» **TASK GOAL**: Restate word for word the lines of the records below, starting at the line that contains "Write the matplotlib code for this chart." and ending at the line that contains "['63', '125', '250', '500', '1000', '2000', '4000']", with both of those lines included and nothing else.

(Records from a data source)

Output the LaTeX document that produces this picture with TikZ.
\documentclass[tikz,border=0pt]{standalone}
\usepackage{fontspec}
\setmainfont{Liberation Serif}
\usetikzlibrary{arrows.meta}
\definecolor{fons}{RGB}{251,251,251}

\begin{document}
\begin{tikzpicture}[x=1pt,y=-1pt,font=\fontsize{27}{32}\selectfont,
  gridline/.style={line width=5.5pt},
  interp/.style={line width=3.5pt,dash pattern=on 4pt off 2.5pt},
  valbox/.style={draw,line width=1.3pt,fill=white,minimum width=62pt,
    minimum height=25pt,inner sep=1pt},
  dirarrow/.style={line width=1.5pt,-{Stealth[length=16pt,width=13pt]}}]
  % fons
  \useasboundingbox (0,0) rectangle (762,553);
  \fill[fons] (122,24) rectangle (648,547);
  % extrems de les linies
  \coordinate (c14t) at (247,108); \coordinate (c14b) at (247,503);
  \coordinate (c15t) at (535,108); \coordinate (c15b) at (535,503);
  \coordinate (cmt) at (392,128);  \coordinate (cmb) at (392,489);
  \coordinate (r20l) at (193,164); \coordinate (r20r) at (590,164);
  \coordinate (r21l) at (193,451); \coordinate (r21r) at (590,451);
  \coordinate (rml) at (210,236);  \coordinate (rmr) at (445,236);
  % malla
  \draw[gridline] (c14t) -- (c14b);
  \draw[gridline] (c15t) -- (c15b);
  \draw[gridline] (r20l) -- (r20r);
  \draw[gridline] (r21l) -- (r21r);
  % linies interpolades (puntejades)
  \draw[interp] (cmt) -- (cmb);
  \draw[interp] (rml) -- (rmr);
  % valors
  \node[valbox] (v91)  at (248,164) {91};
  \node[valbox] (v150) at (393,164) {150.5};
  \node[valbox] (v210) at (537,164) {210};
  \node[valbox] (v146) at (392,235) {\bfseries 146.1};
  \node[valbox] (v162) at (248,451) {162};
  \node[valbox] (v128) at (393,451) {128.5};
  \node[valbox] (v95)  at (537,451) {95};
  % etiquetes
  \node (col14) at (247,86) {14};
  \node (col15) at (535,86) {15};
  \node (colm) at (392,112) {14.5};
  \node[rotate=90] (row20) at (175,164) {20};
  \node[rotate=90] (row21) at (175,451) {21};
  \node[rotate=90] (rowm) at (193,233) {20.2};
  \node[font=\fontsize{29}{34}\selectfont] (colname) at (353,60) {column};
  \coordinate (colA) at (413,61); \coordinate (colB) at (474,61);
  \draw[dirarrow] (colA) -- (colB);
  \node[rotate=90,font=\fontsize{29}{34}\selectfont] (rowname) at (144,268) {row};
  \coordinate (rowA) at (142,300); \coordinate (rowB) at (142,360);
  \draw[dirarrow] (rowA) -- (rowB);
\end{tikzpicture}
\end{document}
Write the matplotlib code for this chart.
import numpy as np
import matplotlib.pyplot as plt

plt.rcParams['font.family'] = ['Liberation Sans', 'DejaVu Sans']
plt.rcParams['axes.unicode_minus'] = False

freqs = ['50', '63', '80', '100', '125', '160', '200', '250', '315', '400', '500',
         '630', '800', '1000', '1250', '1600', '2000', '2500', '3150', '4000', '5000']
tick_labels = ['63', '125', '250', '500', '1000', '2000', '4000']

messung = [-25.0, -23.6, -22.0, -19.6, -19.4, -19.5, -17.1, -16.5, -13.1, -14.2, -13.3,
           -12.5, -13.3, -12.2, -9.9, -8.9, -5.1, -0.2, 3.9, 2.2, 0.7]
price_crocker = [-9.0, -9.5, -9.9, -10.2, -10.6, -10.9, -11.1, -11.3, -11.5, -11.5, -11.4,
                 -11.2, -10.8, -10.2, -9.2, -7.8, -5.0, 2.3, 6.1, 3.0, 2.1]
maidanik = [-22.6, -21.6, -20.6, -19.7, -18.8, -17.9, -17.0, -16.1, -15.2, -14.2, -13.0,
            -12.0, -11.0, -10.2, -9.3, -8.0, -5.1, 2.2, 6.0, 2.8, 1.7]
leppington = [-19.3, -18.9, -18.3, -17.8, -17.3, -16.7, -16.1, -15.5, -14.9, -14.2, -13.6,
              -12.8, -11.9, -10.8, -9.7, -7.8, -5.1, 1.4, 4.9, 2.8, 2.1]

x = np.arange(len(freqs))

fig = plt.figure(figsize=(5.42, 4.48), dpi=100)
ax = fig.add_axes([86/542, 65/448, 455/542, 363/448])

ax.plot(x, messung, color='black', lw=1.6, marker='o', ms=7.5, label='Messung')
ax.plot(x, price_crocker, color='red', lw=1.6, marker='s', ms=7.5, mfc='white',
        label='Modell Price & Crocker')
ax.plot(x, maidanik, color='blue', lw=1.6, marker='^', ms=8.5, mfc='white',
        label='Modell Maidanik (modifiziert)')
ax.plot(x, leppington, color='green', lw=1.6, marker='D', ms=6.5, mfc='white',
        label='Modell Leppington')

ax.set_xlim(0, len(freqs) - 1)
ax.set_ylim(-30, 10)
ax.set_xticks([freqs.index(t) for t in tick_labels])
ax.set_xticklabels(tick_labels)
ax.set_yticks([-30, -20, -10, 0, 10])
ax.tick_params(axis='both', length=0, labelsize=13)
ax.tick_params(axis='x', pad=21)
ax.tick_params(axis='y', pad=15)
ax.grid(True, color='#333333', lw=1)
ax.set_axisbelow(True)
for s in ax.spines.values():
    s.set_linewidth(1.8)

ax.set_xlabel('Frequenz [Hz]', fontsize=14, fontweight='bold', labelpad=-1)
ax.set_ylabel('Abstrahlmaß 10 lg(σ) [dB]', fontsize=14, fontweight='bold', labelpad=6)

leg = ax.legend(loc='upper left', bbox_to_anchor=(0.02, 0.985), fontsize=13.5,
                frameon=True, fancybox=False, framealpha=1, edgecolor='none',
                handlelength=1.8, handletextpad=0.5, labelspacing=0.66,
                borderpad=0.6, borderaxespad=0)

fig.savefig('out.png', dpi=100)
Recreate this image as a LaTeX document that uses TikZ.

---

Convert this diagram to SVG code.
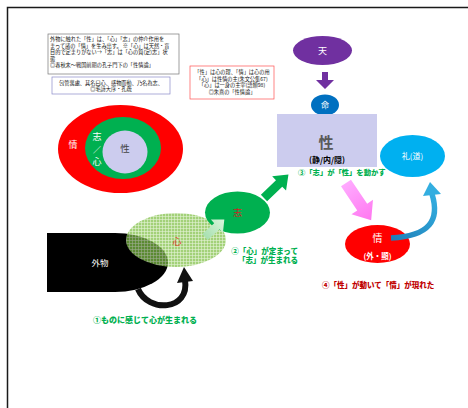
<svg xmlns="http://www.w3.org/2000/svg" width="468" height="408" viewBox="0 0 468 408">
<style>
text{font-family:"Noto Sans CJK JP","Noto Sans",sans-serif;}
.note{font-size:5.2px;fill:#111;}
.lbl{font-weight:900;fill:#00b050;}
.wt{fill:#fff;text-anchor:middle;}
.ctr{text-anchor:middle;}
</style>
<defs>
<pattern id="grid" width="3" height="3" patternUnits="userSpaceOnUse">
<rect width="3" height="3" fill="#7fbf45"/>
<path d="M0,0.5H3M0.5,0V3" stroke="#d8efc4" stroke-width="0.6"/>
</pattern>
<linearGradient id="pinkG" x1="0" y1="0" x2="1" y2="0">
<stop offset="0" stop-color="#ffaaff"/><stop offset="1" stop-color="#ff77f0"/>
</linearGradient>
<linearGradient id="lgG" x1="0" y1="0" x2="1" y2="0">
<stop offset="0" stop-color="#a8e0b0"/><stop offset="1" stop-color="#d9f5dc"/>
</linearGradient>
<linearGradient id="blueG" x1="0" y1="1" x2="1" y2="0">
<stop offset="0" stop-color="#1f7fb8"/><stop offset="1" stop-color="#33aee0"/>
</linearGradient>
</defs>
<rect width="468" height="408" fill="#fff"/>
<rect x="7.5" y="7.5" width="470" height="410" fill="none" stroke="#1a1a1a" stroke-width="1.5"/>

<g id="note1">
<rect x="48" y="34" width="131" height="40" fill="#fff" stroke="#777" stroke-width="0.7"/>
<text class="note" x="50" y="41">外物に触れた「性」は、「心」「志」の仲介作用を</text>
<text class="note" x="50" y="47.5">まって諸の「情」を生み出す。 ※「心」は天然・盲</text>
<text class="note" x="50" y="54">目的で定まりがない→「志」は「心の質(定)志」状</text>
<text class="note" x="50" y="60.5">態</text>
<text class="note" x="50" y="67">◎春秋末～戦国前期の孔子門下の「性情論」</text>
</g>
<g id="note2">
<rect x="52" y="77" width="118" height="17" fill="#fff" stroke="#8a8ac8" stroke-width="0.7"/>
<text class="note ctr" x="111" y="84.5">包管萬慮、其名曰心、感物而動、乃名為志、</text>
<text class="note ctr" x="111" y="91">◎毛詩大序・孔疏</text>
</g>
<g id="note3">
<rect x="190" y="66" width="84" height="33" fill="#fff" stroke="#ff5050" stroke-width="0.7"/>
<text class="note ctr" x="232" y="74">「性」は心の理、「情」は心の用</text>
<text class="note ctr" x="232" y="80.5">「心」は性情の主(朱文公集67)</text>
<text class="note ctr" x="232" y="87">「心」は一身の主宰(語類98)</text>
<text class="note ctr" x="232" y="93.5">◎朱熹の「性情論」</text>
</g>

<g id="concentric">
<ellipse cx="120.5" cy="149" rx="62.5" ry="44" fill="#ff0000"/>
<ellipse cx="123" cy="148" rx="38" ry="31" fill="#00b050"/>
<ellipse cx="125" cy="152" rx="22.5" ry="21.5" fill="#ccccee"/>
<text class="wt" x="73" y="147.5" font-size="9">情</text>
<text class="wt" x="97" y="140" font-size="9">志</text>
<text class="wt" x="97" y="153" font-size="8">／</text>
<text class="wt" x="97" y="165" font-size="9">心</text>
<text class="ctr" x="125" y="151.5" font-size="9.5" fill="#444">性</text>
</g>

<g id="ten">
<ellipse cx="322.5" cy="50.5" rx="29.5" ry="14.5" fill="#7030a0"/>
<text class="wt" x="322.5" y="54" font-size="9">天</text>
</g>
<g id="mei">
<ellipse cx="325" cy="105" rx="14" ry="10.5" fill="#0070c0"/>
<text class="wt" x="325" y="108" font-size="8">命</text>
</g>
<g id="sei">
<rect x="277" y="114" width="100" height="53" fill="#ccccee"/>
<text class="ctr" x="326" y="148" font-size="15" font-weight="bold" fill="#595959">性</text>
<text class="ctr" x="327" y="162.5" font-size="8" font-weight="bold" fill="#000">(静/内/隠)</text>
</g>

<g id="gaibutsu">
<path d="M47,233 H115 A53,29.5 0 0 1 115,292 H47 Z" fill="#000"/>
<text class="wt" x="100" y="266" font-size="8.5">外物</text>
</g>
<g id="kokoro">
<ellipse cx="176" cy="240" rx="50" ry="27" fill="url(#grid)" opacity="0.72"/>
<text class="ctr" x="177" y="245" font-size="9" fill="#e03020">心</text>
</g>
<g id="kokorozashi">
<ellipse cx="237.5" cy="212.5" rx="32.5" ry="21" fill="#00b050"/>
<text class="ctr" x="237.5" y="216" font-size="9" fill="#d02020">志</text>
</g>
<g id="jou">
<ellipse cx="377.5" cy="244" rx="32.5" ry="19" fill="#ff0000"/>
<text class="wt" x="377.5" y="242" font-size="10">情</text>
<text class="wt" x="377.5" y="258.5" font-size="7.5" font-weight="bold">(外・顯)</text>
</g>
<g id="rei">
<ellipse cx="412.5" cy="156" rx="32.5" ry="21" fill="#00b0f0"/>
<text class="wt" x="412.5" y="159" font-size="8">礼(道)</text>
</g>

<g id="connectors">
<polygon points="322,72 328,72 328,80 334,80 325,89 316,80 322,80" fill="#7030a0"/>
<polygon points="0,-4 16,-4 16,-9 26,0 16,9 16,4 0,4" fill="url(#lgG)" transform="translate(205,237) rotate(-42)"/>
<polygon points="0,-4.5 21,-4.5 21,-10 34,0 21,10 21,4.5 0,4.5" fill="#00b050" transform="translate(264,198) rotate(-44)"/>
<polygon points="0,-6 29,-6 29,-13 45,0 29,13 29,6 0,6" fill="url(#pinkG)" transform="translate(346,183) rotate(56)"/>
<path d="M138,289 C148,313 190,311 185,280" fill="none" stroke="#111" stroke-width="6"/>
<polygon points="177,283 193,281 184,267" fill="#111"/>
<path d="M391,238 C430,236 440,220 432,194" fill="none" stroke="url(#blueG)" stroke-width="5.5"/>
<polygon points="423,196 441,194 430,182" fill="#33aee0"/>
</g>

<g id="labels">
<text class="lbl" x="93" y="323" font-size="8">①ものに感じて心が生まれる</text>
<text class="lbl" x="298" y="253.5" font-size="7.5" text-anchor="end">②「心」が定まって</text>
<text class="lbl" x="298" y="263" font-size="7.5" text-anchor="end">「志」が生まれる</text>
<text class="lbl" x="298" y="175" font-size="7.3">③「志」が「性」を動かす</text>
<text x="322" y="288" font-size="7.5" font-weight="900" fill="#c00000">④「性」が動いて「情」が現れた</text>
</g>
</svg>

---

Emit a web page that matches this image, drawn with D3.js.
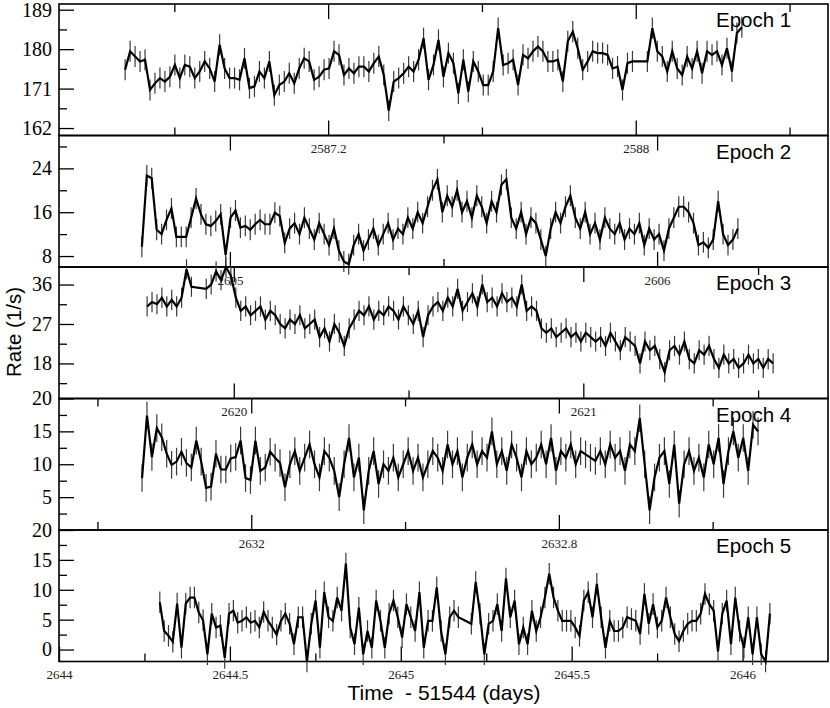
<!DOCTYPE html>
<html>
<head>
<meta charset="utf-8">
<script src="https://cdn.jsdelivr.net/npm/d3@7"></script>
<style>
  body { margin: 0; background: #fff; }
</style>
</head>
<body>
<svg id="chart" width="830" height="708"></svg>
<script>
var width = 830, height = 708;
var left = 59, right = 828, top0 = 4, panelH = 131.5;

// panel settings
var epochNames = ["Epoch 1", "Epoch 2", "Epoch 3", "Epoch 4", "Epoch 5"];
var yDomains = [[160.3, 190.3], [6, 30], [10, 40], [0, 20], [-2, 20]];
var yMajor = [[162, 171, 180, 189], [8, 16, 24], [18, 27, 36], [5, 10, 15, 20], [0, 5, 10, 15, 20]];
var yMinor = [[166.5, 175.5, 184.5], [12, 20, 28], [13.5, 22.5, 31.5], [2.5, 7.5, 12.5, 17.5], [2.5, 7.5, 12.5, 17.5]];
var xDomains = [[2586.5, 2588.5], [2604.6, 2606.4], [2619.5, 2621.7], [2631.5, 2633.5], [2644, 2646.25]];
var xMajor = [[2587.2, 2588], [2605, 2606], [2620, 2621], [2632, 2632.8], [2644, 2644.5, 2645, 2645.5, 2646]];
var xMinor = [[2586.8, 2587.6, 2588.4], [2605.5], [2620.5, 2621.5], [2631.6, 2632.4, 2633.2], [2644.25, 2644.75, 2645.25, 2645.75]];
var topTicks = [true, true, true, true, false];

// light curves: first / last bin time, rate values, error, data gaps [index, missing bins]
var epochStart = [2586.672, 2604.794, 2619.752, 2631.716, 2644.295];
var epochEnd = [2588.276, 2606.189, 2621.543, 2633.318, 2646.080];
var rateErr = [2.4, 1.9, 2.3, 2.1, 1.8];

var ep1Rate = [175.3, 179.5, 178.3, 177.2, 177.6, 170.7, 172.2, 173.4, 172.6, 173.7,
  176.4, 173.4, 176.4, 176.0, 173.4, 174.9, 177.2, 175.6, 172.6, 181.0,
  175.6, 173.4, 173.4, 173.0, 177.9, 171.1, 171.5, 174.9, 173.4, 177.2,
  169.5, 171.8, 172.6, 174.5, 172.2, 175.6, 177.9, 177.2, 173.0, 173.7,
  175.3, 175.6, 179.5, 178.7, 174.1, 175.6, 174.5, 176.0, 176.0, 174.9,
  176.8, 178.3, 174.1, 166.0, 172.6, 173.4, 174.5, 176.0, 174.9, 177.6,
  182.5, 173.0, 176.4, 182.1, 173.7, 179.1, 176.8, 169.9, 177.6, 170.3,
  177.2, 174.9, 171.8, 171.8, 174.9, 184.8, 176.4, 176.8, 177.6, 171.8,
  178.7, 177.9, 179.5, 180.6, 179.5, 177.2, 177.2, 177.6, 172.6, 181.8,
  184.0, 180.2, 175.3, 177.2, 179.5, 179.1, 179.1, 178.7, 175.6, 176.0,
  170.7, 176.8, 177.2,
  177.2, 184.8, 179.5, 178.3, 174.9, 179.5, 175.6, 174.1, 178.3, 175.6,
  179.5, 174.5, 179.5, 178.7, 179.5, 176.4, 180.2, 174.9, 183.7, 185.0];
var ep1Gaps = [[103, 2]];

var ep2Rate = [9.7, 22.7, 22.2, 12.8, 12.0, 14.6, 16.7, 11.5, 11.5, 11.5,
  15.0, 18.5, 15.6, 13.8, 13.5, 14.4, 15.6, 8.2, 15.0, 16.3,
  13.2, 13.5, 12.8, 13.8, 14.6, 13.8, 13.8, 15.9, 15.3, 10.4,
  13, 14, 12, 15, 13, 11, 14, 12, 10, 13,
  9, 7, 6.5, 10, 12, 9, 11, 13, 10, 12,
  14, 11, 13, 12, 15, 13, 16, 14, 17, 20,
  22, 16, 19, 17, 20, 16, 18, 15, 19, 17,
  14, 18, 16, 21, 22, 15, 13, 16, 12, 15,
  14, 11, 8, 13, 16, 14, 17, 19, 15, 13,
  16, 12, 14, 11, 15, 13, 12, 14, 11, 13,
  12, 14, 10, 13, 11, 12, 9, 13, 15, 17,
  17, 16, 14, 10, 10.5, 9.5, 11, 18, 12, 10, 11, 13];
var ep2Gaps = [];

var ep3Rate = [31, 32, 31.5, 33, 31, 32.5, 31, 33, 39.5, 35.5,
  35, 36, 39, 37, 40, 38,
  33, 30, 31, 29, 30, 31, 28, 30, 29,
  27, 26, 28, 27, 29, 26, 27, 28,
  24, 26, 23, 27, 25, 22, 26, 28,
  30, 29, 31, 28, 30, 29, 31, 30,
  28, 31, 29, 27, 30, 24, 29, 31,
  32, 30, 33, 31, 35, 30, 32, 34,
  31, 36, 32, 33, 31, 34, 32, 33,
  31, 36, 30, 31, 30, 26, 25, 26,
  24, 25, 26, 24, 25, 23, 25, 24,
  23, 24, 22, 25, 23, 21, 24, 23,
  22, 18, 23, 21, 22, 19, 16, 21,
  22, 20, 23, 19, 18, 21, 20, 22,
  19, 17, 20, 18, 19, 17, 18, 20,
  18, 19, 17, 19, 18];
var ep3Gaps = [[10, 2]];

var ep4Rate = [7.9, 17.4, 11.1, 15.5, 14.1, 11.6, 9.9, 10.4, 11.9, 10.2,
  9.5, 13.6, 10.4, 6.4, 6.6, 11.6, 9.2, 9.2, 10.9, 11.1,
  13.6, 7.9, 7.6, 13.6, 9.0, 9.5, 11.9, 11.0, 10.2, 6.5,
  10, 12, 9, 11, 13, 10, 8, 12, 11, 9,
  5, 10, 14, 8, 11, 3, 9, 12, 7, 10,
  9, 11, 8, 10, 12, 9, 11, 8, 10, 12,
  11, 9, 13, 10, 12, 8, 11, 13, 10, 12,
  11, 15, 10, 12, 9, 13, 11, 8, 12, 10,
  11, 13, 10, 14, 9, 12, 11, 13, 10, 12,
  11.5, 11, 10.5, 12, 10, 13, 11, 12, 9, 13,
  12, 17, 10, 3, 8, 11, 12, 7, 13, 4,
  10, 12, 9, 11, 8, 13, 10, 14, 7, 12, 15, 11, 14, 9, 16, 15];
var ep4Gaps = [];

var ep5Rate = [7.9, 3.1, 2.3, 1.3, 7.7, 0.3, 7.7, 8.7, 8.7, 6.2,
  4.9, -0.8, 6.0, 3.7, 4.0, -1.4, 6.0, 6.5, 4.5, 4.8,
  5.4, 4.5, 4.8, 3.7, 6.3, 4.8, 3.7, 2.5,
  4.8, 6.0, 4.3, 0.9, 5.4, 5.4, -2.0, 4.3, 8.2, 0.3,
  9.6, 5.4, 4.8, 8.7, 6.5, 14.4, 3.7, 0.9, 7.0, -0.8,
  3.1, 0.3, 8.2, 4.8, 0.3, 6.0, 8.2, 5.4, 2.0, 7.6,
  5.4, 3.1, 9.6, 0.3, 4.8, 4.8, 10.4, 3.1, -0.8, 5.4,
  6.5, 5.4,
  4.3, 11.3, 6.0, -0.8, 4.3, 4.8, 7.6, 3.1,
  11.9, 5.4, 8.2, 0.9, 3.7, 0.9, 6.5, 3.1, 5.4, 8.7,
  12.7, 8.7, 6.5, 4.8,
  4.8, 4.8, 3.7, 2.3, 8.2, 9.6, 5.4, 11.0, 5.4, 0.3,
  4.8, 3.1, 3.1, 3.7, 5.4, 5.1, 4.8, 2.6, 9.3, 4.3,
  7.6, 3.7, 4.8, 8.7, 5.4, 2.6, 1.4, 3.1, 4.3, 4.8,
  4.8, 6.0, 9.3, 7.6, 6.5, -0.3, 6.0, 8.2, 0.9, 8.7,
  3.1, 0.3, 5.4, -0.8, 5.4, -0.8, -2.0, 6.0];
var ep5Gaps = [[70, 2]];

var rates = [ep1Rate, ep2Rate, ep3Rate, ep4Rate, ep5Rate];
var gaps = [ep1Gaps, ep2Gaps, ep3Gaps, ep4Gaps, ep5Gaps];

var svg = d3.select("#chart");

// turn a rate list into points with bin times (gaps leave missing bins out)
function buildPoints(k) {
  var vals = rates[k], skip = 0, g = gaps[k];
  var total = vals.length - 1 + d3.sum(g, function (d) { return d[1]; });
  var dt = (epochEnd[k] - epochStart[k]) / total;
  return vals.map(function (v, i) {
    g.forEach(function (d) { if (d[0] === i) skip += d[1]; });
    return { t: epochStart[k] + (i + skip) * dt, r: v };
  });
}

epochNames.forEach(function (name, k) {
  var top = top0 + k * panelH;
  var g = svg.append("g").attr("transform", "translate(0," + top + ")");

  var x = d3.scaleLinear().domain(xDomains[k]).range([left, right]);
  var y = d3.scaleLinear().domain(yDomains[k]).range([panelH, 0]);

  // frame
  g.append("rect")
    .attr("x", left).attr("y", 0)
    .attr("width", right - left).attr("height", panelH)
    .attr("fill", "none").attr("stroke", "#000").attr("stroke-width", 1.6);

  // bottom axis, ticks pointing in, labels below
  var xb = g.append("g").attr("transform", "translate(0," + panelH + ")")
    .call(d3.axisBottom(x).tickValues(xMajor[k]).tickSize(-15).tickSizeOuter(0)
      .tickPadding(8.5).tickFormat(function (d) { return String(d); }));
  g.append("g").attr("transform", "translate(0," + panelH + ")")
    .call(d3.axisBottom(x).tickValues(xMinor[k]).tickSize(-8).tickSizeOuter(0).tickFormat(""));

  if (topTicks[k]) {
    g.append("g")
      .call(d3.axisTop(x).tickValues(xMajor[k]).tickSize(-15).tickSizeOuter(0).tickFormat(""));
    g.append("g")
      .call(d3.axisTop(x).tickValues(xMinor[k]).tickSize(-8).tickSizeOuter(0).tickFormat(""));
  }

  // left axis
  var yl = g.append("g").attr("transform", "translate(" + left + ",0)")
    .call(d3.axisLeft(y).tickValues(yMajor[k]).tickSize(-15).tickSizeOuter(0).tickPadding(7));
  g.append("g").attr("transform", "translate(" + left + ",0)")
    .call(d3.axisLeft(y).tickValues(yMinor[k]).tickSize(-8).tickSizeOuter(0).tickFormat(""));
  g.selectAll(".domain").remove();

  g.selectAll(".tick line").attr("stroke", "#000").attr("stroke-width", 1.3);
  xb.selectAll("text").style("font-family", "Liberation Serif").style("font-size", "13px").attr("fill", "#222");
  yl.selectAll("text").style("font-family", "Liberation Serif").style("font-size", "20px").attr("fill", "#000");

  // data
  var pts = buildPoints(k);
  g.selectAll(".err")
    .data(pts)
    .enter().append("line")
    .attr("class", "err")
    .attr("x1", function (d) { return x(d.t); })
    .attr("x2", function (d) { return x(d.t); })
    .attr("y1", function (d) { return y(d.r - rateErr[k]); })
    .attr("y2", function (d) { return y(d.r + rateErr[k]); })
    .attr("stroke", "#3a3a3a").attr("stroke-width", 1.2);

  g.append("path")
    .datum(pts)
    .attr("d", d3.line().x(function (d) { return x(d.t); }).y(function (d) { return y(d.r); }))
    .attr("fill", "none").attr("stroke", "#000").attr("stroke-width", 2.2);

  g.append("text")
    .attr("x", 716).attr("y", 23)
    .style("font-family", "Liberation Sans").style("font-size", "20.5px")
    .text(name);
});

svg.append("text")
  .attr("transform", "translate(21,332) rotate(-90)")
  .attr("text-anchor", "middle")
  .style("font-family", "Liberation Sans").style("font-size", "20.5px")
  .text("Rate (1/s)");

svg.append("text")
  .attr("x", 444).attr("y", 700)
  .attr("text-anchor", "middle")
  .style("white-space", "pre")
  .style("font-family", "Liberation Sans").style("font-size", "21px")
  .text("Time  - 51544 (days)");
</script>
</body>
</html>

» **ANSWER TO THE TASK**:
Write the matplotlib code for this chart.
import numpy as np
import matplotlib.pyplot as plt

plt.rcParams['font.family'] = ['Liberation Sans', 'DejaVu Sans']
plt.rcParams['axes.unicode_minus'] = False

freqs = ['50', '63', '80', '100', '125', '160', '200', '250', '315', '400', '500',
         '630', '800', '1000', '1250', '1600', '2000', '2500', '3150', '4000', '5000']
tick_labels = ['63', '125', '250', '500', '1000', '2000', '4000']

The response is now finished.